Published 11/07/2016

Mairtin O Muilleoir: Vital the interests of the people across the devolved administrations were protected
Mairtin O Muilleoir: Vital the interests of the people across the devolved administrations were protected

Finance ministers from the UK's three devolved administrations have pledged to fight Westminster austerity measures resulting from Brexit.

Northern Ireland finance minister Mairtin O Muilleoir held talks in Cardiff on Monday with his counterparts from Wales and Scotland, Mark Drakeford and Derek Mackay.

They are seeking an urgent meeting with Chancellor George Osborne in a bid to avoid further public spending cuts or savings and protect EU funding.

They said: "We are determined to act resolutely to protect the interests of all our people, especially against further austerity policies that might be considered as a consequence of the referendum result.

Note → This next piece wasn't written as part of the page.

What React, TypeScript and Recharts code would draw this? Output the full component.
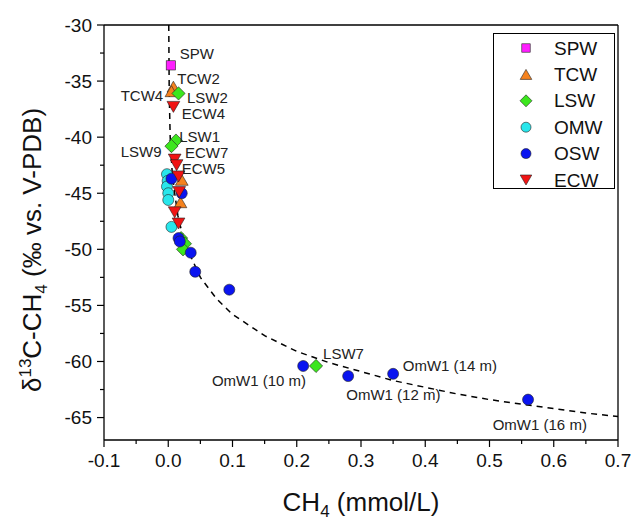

"This is particularly relevant in the context of the majority vote in both Scotland and the North of Ireland to remain within the EU."

They urged the UK Government to take the opportunity provided by the referendum to think again about its economic and fiscal policy.

They said: "It is essential we assure potential investors, the business community and those in receipt of European funding that we will endeavour to put in place the necessary measures to safeguard our interests; and certainty on future budgets will underpin those assurances."

They sought clarification on alleged plans to reduce some spending by a further £3.5 billion in 2019-20.

Mr O Muilleoir said it was vital the interests of the people across the devolved administrations were protected and ministers worked together on areas of common interest.

He added: "Together we are seeking assurances from the Westminster Government around budgets and that the levels of current significant EU investment will be sustained.

"Obviously the potential economic impact on the border region in the North of Ireland, which has greatly benefited from European funding, is of particular concern."

Mr Mackay said: "We remain unclear on the likely impact of Brexit on UK Government finances, and we are already seeing the UK Government suggest changes to future spending plans as well as considerable concern over the economy and investment levels.

"The devolved administrations need urgent answers from the UK Government on the impact that the Brexit vote could have on future budgets, and that is why it is crucial that we meet with Mr Osborne imminently."

Mr Drakeford said the impact of Brexit on the UK's finances would feed into devolved budgets.

He said: "Today's meeting gave us an opportunity to come together to share our concerns and to explore how we can speak with one voice in our talks with Westminster.

"That is why we have written to the Chancellor requesting a meeting to raise our collective concerns and to seek assurances for our people, communities and businesses."